Dean Robert Sumichrast traveled the state delivering the Terry College’s economic forecast for 2011, which included a warning to business leaders against an overabundance of caution.
“People and businesses are exhibiting an unusual degree of risk avoidance for a recovery that is about one-and-a-half years old,” he said at several January luncheon programs. “This is the time to take on some calculated risk if you want to benefit fully from the economic recovery and the expansion that will follow.”
Coming out of the recession, Georgia’s economy recovered sluggishly, recording 1 percent growth in 2010. The Selig Center for Economic Growth is forecasting that Georgia’s economy will sustain the recovery and expand by 2.9 percent in 2011, after adjusting for inflation. The rate of economic growth in Georgia will match the nation’s growth rate, which will be the first time in seven years that the state has caught up with U.S. growth.

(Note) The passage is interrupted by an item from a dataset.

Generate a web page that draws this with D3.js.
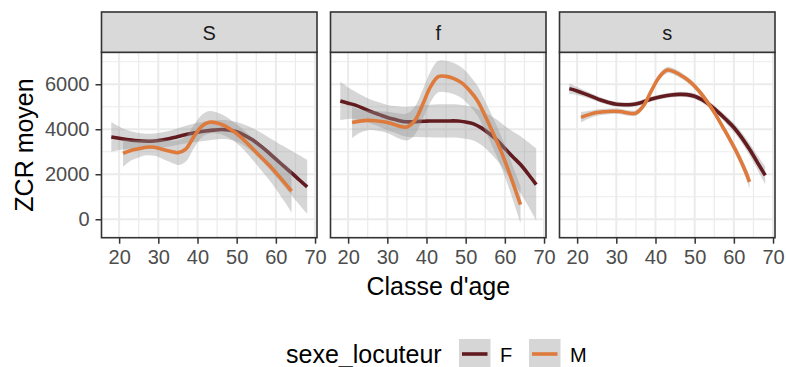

“As the lingering effects of recent restructuring and the real estate bubble fade, Georgia will begin to outperform the U.S. in 2012,” Sumichrast said, adding that the economic forces driving that growth are shifting from the public sector to the private sector.
“We’re almost through with government stimulus and inventory building,” Sumichrast said. “Going forward, GDP growth will be based primarily on consumer demand, both foreign and domestic. Now that the baton has been passed to the private sector, the economy is no longer on life support. The recovery has become self-sustaining. But due to weak job growth, it’s almost certain to continue very slowly.”
The Selig Center forecast noted that cautious behavior is evident in the number of major corporations sitting on large cash reserves, in the reluctance of small businesses to hire or otherwise bet on more growth and in the fact that consumers are saving more and borrowing less.
“If my forecast for sustained economic recovery is correct, then too many people are playing it way too safe,” Sumichrast said. “Interest rates are at historical lows, and banks are beginning to lend again. The best loans are often made during economic recoveries.”
Similarly, the odds of finding a job will improve in 2011, though the state’s jobless rate will remain stubbornly high.
“Georgia’s non-farm employment will rise by about 1 percent,” Sumichrast said. “That will be the first annual gain the state has seen since 2007. Wages will rise by about 1.5 percent. The state’s unemployment rate was 10.2 percent in December and will decline to about 9.5 percent at the end of 2011.”
The state’s fastest-growing industries in 2011 will be business services and the transportation and warehousing industry. And for the first time in many years, Georgia’s manufacturing industries will be hiring.
“Many of these new factory jobs will owe their existence to consumers’ and businesses’ pent-up demand for durable goods,” Sumichrast said. “Manufacturers of nondurable goods also will be adding to their workforces, but at a slower rate.”
For the U.S. economy, the risk of a double-dip recession is subsiding. If it were to happen, the likeliest culprit would be if the financial crisis re-intensifies and job growth fizzles out. “Plus, despite ample liquidity, the banking system is still not completely fixed,” Sumichrast said. “Banks are making some new loans, but bank lending is still contracting nationally.”